The reverse is not true. I enjoy the happy  endings and tiny little moments of joy the characters feel,  but in the back of mind, I'm  aware that it's someone's  creation.

In real life,  I crave for memories, the blissful,  joy giving memories,  with  people I hold close to my heart. Every little thing  they do, for others or for me, or even for themselves as a matter of fact, all of it renders me that in a state of peace. It makes me feel hope,  that people have so much good to give out, that the bad may not even touch us. It's  a false hope really. But it's  the one that I cling to anyways.

It's  not just the small, it's  not just the big. It's the one that moves you.

The kiss from someone you love, the one kind gesture on a horrible day, a stranger seen doing something  nice for the animals in passing, a long hug from someone you missed, the euphoric smell of books, the compliments  you receive after achieving something.

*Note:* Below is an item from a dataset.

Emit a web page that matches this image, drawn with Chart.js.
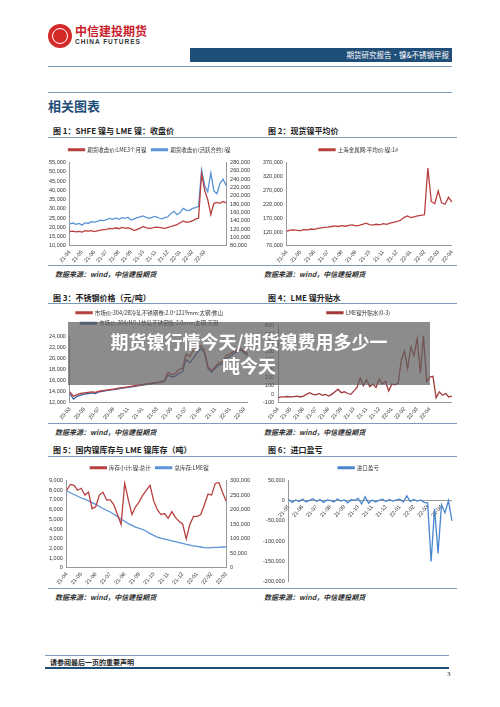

It's  the things that you do for yourself too.

It's  simply everything  and anything.

Death and Happiness

A pretty  weird combination right?
Something  so morbid,  and something   so joyous?

But it can coexist.

Why is death so dampening? Because we think of it as an end of a happy life that we would live.

But what if, we think of it as a way  to motivate us to live a happy life in the present and not in the future.

Count not the happy moment,  but create them.

Counting  puts a number,  and numbers eventually  lead to comparisons,  and we as humans naturally  want to have 'more' than others.

That's  when death looms over us, when we count the days until we die.

But the irony is,  majority if us never know when we will die,  how we will die.

Happiness in Death

Death can be happy,  if firstly, we accept  that we will eventually  die, and secondly,  that we will die eventually.

The former means that it's  as simple  as birth,  and need not be something  that  makes you feel like it decides your decisions.

The later means,  it may be now,  or it maybe plenty  of years later. It's  your end result, but not your  goal.

Death can be happy when you decide to look around the happy things in life, be it yours or be it others. But that's  it,  just feel the happiness, instead of making it someone's possession.

You can try as much as you want, but feelings,  they are immeasurable.

And when you can't  measure it,  why  not just live with it?